OTHER NOTES ON THIS GAME:
Watching this game 25 years later it is astonishing how little is made of game 7 and the Mets having to face the dominant Scott if we get there. The first time it's mentioned that Scott would be the starter in a game 7 is the top of the 3rd inning. In the bottom of the 5th McCarver points out that if the Astros and Red Sox both win today (Clemens pitched for Boston in their game 7 win against the Angels on this day), both Scott and Roger Clemens would not be available for game 1 of the World Series. If this NLCS were to be played now, there would be montages of Scott striking out batters with Mets players collecting scuffed baseballs in the dugout, graphics showing Scott's numbers in the first two games, sound bites from both teams and league officials talking about the controversy. In 1986, barely a mention.
I still think Billy Hatcher should have caught Dykstra's ball in the 9th and could have caught Hernandez's ball in that inning as well.
The Mets also got a break when Bill Doran mistimed his jump on Wilson's soft-liner in the 9th.
Great moment in the 9th when Dave Smith's 1-2 pitch to Knight misses outside. Astros catcher Andy Ashby slammed his leg in frustration after the pitch is called a ball. Knight stands over the plate and yells back at Ashby, who gets in Knights face. Astros manager Hal Lanier comes to the mound with the sole purpose of waiting for the home plate ump, Fred Brocklander, to come to the mound so he can yell at him. As Brocklander makes his way to the mound, Astros SS Dickie Thon has to be held back by his teammates as he yells at Brocklander.
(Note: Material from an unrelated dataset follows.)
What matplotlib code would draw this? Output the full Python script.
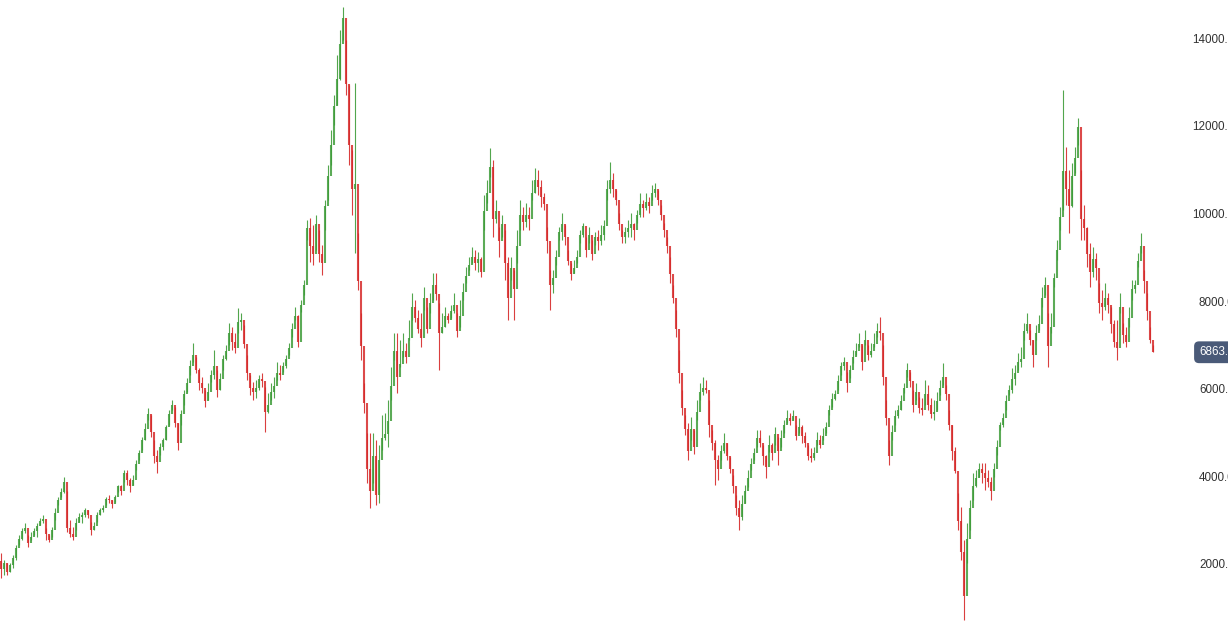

It's a good 30 or so seconds of controlled pandemonium over a pitch that was a foot outside.
The Mets hit just .189 in the series, striking out 57 times.
The Mets made just 1 error in the series.
What they said after the game:
Gary Carter: "Mike Scott was our incentive to Win Game 6.We didn't want to face Him in Game 7.''
Bob Knepper: "For 8 innings, that's the best I've ever pitched."
Keith Hernandez: "That's the best series I've ever played in," and "If we had lost this series it would have been the biggest disappointment of my career."
Ray Knight: "This is my 16th year in professional baseball and I've never been involved in something so emotional and under such a mental strain and under as such physical as I have been in this series.
Mike Scott, who was named MVP, said "I'm numb."